About 83% of the commercial real estate transactions in the works Sept. 11 went through as planned, a report found, a sign that the terrorist attacks hurt sales less than expected.

Of 500 sales in escrow across the U.S., about 12% were canceled and 5% were renegotiated as of Oct. 18, the survey by CB Richard Ellis Inc. found. Hotel sales had the highest cancellation rate, at 75%, followed by industrial facilities, at 16%. The rate for offices was 15%.

"I would have expected a bigger fallout," said Doug Haney, president of CB's Valuation & Advisory Services. "Underwriting is getting more stringent, not directly related to the disaster, but it's a reflection of the marketplace in an overall downward economy."

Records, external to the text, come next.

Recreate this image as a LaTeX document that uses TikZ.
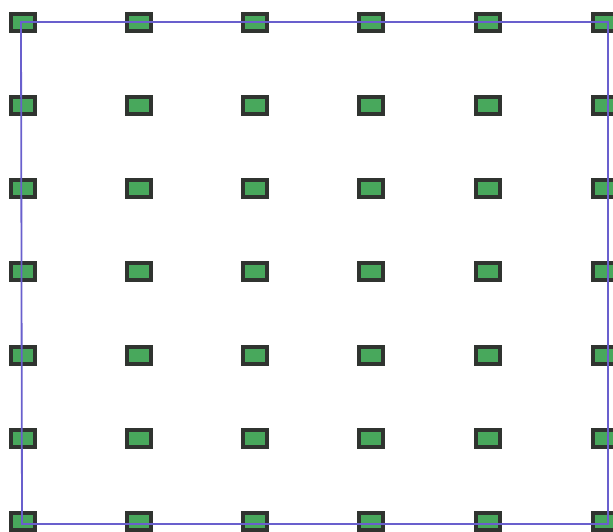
\documentclass[tikz,border=0pt]{standalone}
\usetikzlibrary{calc}
\definecolor{blockdark}{RGB}{48,52,48}
\definecolor{blockgreen}{RGB}{72,168,92}
\definecolor{frameblue}{RGB}{105,95,205}
\tikzset{
  cell/.style={rectangle, draw=blockdark, fill=blockgreen, line width=4pt,
    minimum width=24pt, minimum height=17pt, inner sep=0pt},
  frameline/.style={draw=frameblue, line width=1.8pt}
}
\begin{document}
\begin{tikzpicture}[x=1pt,y=-1pt]
\useasboundingbox (0,0) rectangle (613,531);
\foreach \c/\x in {1/23,2/139,3/255,4/371,5/488,6/605}{
  \foreach \r/\y in {1/22,2/105,3/188,4/271,5/355,6/438,7/521}{
    \node[cell] (b-\c-\r) at (\x,\y) {};
  }
}
\coordinate (tl) at ($(b-1-1.center)+(-2,0)$);
\coordinate (tr) at ($(b-6-1.center)+(3,0)$);
\coordinate (br) at ($(b-6-7.center)+(3,3)$);
\coordinate (bl) at ($(b-1-7.center)+(-1,3)$);
\draw[frameline] (tl) -- (tr) -- (br) -- (bl) -- cycle;
\end{tikzpicture}
\end{document}
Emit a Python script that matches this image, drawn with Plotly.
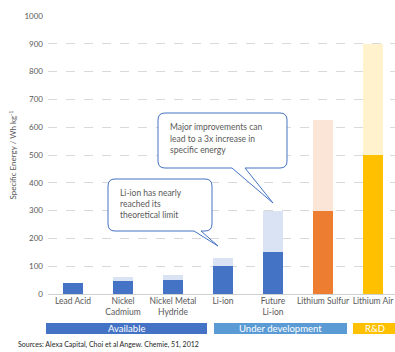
import plotly.graph_objects as go

# ---- data ----
categories = ["Lead Acid", "Nickel<br>Cadmium", "Nickel Metal<br>Hydride", "Li-ion",
              "Future<br>Li-ion", "Lithium Sulfur", "Lithium Air"]
current_energy = [40, 45, 50, 100, 150, 300, 500]
potential_energy = [None, 60, 70, 130, 300, 625, 900]
dark_colors = ["#4472C4"] * 5 + ["#ED7D31", "#FFC000"]
light_colors = ["#DAE3F3"] * 5 + ["#FBE5D6", "#FFF2CC"]
y_ticks = [0, 100, 200, 300, 400, 500, 600, 700, 800, 900, 1000]

W, H = 395, 352
ML, MR, MT, MB = 48, 0, 16, 58
PW, PH = W - ML - MR, H - MT - MB
FONT = "Lato"


def px(x):
    return (x - ML) / PW


def py(y):
    return (H - MB - y) / PH


xs = list(range(len(categories)))
extra = [None if p is None else p - c for p, c in zip(potential_energy, current_energy)]

fig = go.Figure()
fig.add_trace(go.Bar(x=xs, y=current_energy, marker_color=dark_colors, width=0.4,
                     marker_line_width=0, showlegend=False))
fig.add_trace(go.Bar(x=xs, y=extra, marker_color=light_colors, width=0.4,
                     marker_line_width=0, showlegend=False))

fig.update_layout(
    width=W, height=H, barmode="stack",
    margin=dict(l=ML, r=MR, t=MT, b=MB, autoexpand=False),
    plot_bgcolor="white", paper_bgcolor="white",
    font=dict(family=FONT, size=8, color="#595959"),
    xaxis=dict(range=[-0.5, -0.5 + PW / 50], tickmode="array", tickvals=xs,
               ticktext=categories, showgrid=False, showline=False, zeroline=False,
               tickfont=dict(size=8.5, color="#595959"), fixedrange=True, automargin=False),
    yaxis=dict(range=[0, 1000], tickmode="array", tickvals=y_ticks, automargin=False,
               showgrid=True, gridcolor="#D9D9D9", griddash="dash", gridwidth=1,
               zeroline=True, zerolinecolor="#D0D0D0", zerolinewidth=1,
               tickfont=dict(size=8, color="#595959"), ticklabelstandoff=4,
               title=dict(text="Specific Energy / Wh kg<sup>-1</sup>", standoff=6,
                          font=dict(size=8, color="#595959"))),
)


def rounded_box(x0, y0, x1, y1, r, b0, b1, tx, ty):
    # pixel coords; pointer base on bottom edge b0..b1 to tip (tx,ty)
    path = f"M {px(x0 + r)},{py(y0)} L {px(x1 - r)},{py(y0)} "
    path += f"Q {px(x1)},{py(y0)} {px(x1)},{py(y0 + r)} "
    path += f"L {px(x1)},{py(y1 - r)} Q {px(x1)},{py(y1)} {px(x1 - r)},{py(y1)} "
    path += f"L {px(b1)},{py(y1)} L {px(tx)},{py(ty)} L {px(b0)},{py(y1)} "
    path += f"L {px(x0 + r)},{py(y1)} Q {px(x0)},{py(y1)} {px(x0)},{py(y1 - r)} "
    path += f"L {px(x0)},{py(y0 + r)} Q {px(x0)},{py(y0)} {px(x0 + r)},{py(y0)} Z"
    return dict(type="path", path=path, xref="paper", yref="paper",
                line=dict(color="#4472C4", width=1), fillcolor="white", layer="above")


shapes = [
    rounded_box(108, 179, 212, 231, 7, 194, 201, 218, 246),
    rounded_box(158, 113, 287, 168, 7, 232, 245, 273, 203),
]

bands = [("Available", 46, 207, "#4472C4"),
         ("Under development", 214, 347, "#5B9BD5"),
         ("R&D", 353, 396, "#FFC000")]
annotations = []
for label, x0, x1, col in bands:
    shapes.append(dict(type="rect", xref="paper", yref="paper", x0=px(x0), x1=px(x1),
                       y0=py(334), y1=py(323), fillcolor=col, line=dict(width=0)))
    annotations.append(dict(text=label, xref="paper", yref="paper", x=px((x0 + x1) / 2),
                            y=py(328.5), showarrow=False, xanchor="center", yanchor="middle",
                            font=dict(family=FONT, size=9.5, color="white")))

call1 = ["Li-ion has nearly", "reached its", "theoretical limit"]
for i, t in enumerate(call1):
    annotations.append(dict(text=t, xref="paper", yref="paper", x=px(118), y=py(193 + 11 * i),
                            showarrow=False, xanchor="left", yanchor="middle", align="left",
                            font=dict(family=FONT, size=8.5, color="#595959")))
call2 = ["Major improvements can", "lead to a 3x increase in", "specific energy"]
for i, t in enumerate(call2):
    annotations.append(dict(text=t, xref="paper", yref="paper", x=px(168), y=py(127 + 11.5 * i),
                            showarrow=False, xanchor="left", yanchor="middle", align="left",
                            font=dict(family=FONT, size=8.5, color="#595959")))

annotations.append(dict(text="Sources: Alexa Capital, Choi et al Angew. Chemie, 51, 2012",
                        xref="paper", yref="paper", x=px(16), y=py(344), showarrow=False,
                        xanchor="left", yanchor="middle", align="left",
                        font=dict(family=FONT, size=7, color="#262626")))

fig.update_layout(shapes=shapes, annotations=annotations)
fig.write_html("out.html")
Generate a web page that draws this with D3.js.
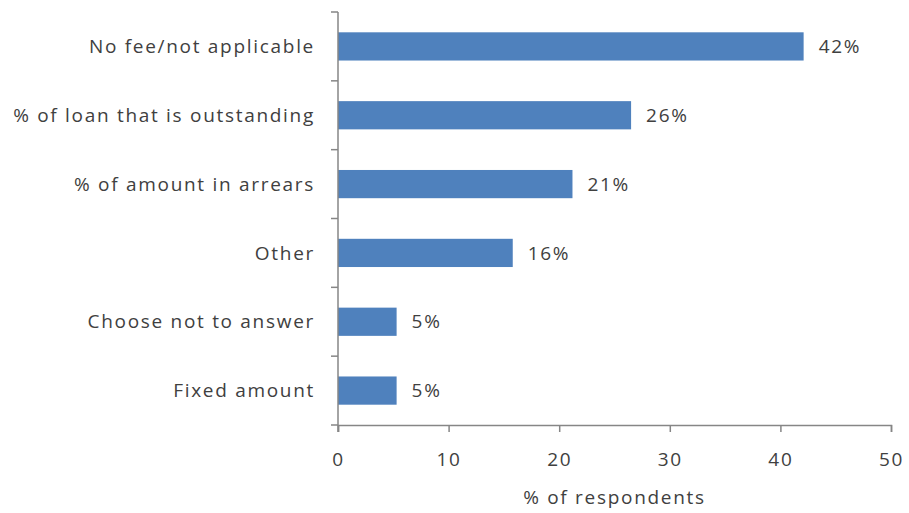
<!DOCTYPE html>
<html>
<head>
<meta charset="utf-8">
<script src="https://cdn.jsdelivr.net/npm/d3@7"></script>
<style>
  body { margin: 0; background: #fff; }
  svg { display: block; }
</style>
</head>
<body>
<svg id="chart" width="909" height="513"></svg>
<script>
const categories = ["No fee/not applicable", "% of loan that is outstanding", "% of amount in arrears", "Other", "Choose not to answer", "Fixed amount"];
const values = [42.1, 26.5, 21.2, 15.8, 5.3, 5.3];
const valueLabels = ["42%", "26%", "21%", "16%", "5%", "5%"];
const xTicks = [0, 10, 20, 30, 40, 50];
const xTitle = "% of respondents";

(function () {
const svg = d3.select("#chart");
const mLeft = 338, mRight = 891, mTop = 12, mBottom = 425;
const font = "'Open Sans', 'DejaVu Sans', sans-serif";
const fs = 19, ls = "1.7px";
const axisColor = "#868686";
const textColor = "#404040";

const x = d3.scaleLinear().domain([0, 50]).range([mLeft, mRight]);
const y = d3.scaleBand().domain(categories).range([mTop, mBottom]).paddingInner(0.59).paddingOuter(0.295);

// bars
svg.selectAll("rect.bar").data(categories).enter().append("rect")
  .attr("class", "bar")
  .attr("x", x(0))
  .attr("y", d => y(d))
  .attr("width", (d, i) => x(values[i]) - x(0))
  .attr("height", y.bandwidth())
  .attr("fill", "#4F81BD");

// value labels
svg.selectAll("text.val").data(categories).enter().append("text")
  .attr("class", "val")
  .attr("x", (d, i) => x(values[i]) + 15)
  .attr("y", d => y(d) + y.bandwidth() / 2)
  .attr("dy", "0.35em")
  .attr("font-family", font)
  .attr("font-size", fs)
  .attr("letter-spacing", ls)
  .attr("fill", textColor)
  .text((d, i) => valueLabels[i]);

// x axis
const xAxis = d3.axisBottom(x).tickValues(xTicks).tickSize(7).tickSizeOuter(7).tickPadding(21);
const gx = svg.append("g").attr("transform", `translate(0,${mBottom})`).call(xAxis);
gx.select(".domain").attr("stroke", axisColor).attr("stroke-width", 1.5);
gx.selectAll(".tick line").attr("stroke", axisColor).attr("stroke-width", 1.5);
gx.selectAll(".tick text").attr("font-family", font).attr("font-size", fs)
  .attr("letter-spacing", ls).attr("fill", textColor);

// y axis: line with ticks at band boundaries
const gy = svg.append("g");
gy.append("line").attr("x1", mLeft).attr("x2", mLeft).attr("y1", mTop).attr("y2", mBottom + 7)
  .attr("stroke", axisColor).attr("stroke-width", 1.5);
const boundaries = d3.range(categories.length + 1).map(i => mTop + i * (mBottom - mTop) / categories.length);
gy.selectAll("line.yt").data(boundaries).enter().append("line")
  .attr("class", "yt")
  .attr("x1", mLeft - 7).attr("x2", mLeft)
  .attr("y1", d => d).attr("y2", d => d)
  .attr("stroke", axisColor).attr("stroke-width", 1.5);

// category labels
svg.selectAll("text.cat").data(categories).enter().append("text")
  .attr("class", "cat")
  .attr("x", 315)
  .attr("y", d => y(d) + y.bandwidth() / 2)
  .attr("dy", "0.35em")
  .attr("text-anchor", "end")
  .attr("font-family", font)
  .attr("font-size", fs)
  .attr("letter-spacing", ls)
  .attr("fill", textColor)
  .text(d => d);

// x title
svg.append("text")
  .attr("x", (mLeft + mRight) / 2)
  .attr("y", 504)
  .attr("text-anchor", "middle")
  .attr("font-family", font)
  .attr("font-size", fs)
  .attr("letter-spacing", ls)
  .attr("fill", textColor)
  .text(xTitle);
})();
</script>
</body>
</html>
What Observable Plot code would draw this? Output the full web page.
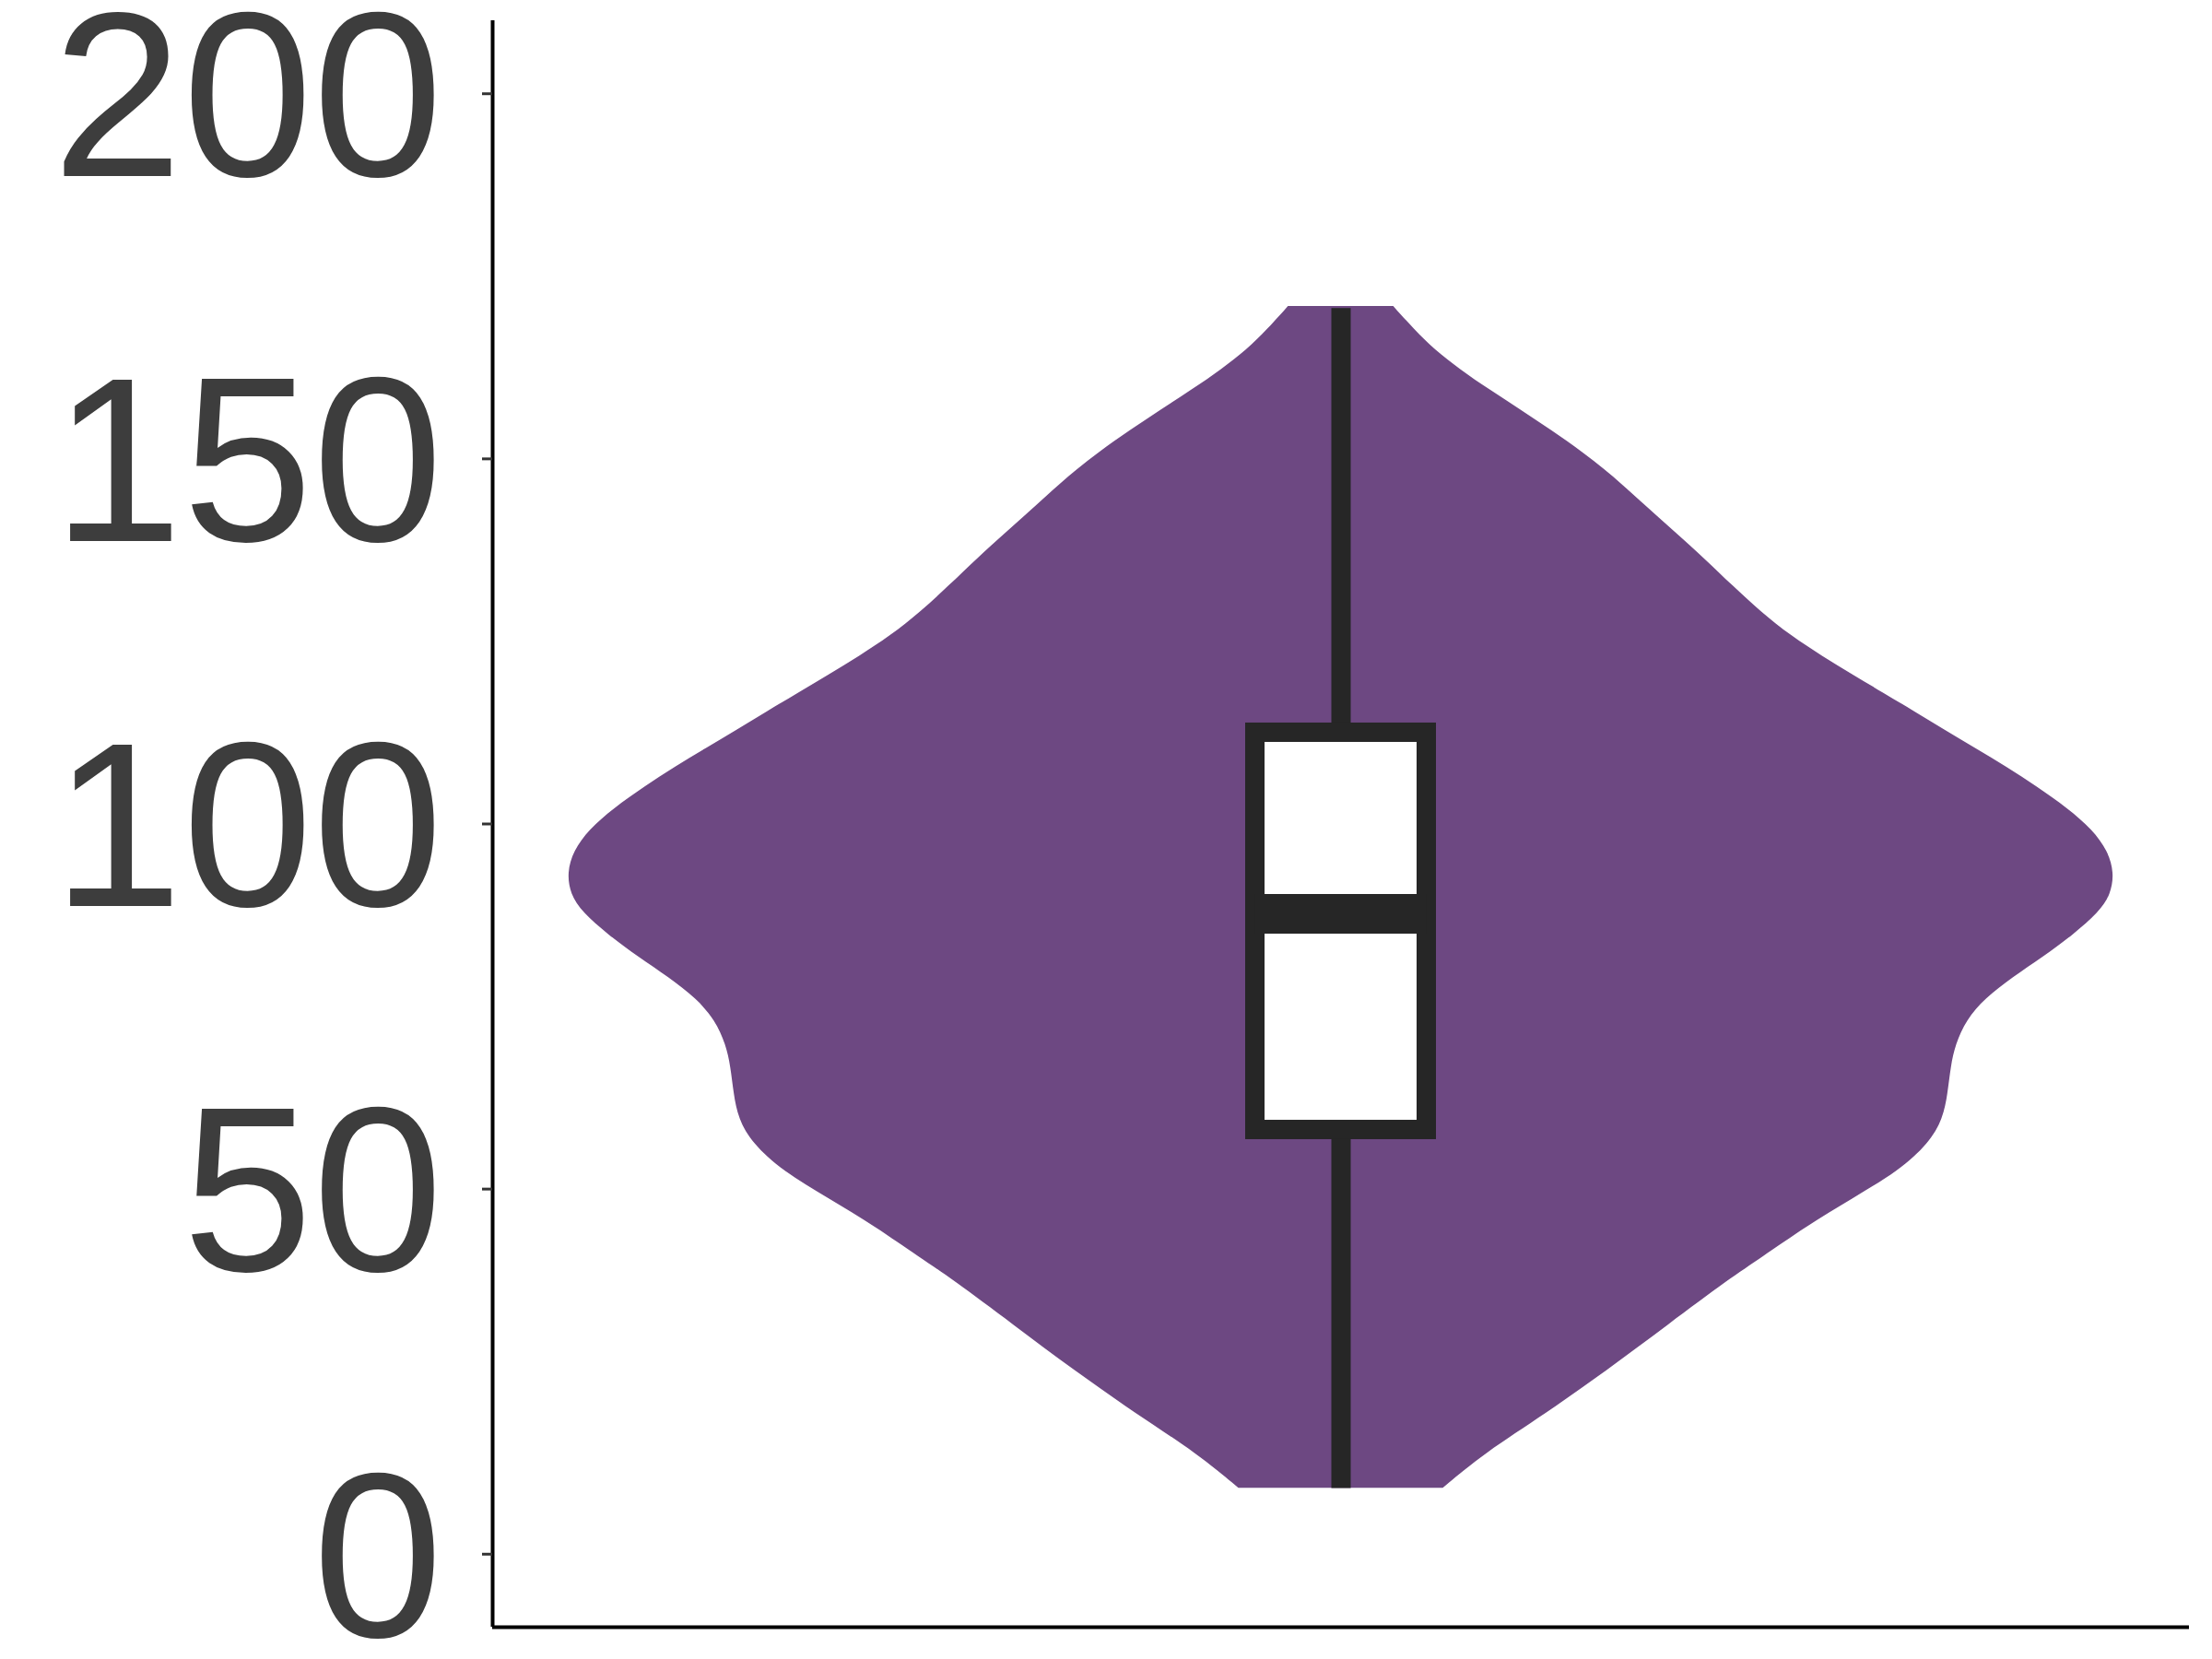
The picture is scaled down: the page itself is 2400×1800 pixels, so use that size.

Investment brokers gave a variety of reasons for cancellations, no different than what would have been expected before the attacks, the report said.

The dynamics of the marketplace, including unemployment and vacancy rates, were more of a factor than the attacks, Haney said. The U.S. office vacancy rate rose to 12.3%, its highest point since 1996, in the third quarter, according to Torto Wheaton Research. Centex Development Co., which buys, sells and develops commercial projects "stood back and waited for things to settle down," said Stephen Weinberg, president and chief executive.

"September and October came to a standstill. People were not doing anything," Weinberg said. "What drives the business is not catastrophic events, but basic activity in the economy--employment, interest rates."

The property type that was affected the most by Sept. 11 was hospitality. Nine of the dozen hotel sales in escrow were canceled and one was renegotiated, according to CB.

The industry is expected to see the worst demand in 33 years because of the attacks, which stoked fears of flying, according to a PricewaterhouseCoopers report. The consulting firm found the attacks may cause revenue to fall as much as 5%.

"We are definitely seeing some caution in the hotel sector," said Gregory Adair, a partner at Olympus.

Still, he said, some sales have resumed after a pause. Olympus was scheduled to close its purchase of the bankrupt 284-room Clarion Ventura Beach Hotel in Ventura on Sept. 24, Adair said.

After Olympus asked the Bankruptcy Court for an extension, the court canceled the contract to find other buyers. It later approached Olympus again with a 10% to 20% discount off the original price, and the deal this month, Adair said.

"We decided based on price we had to buy it," he said.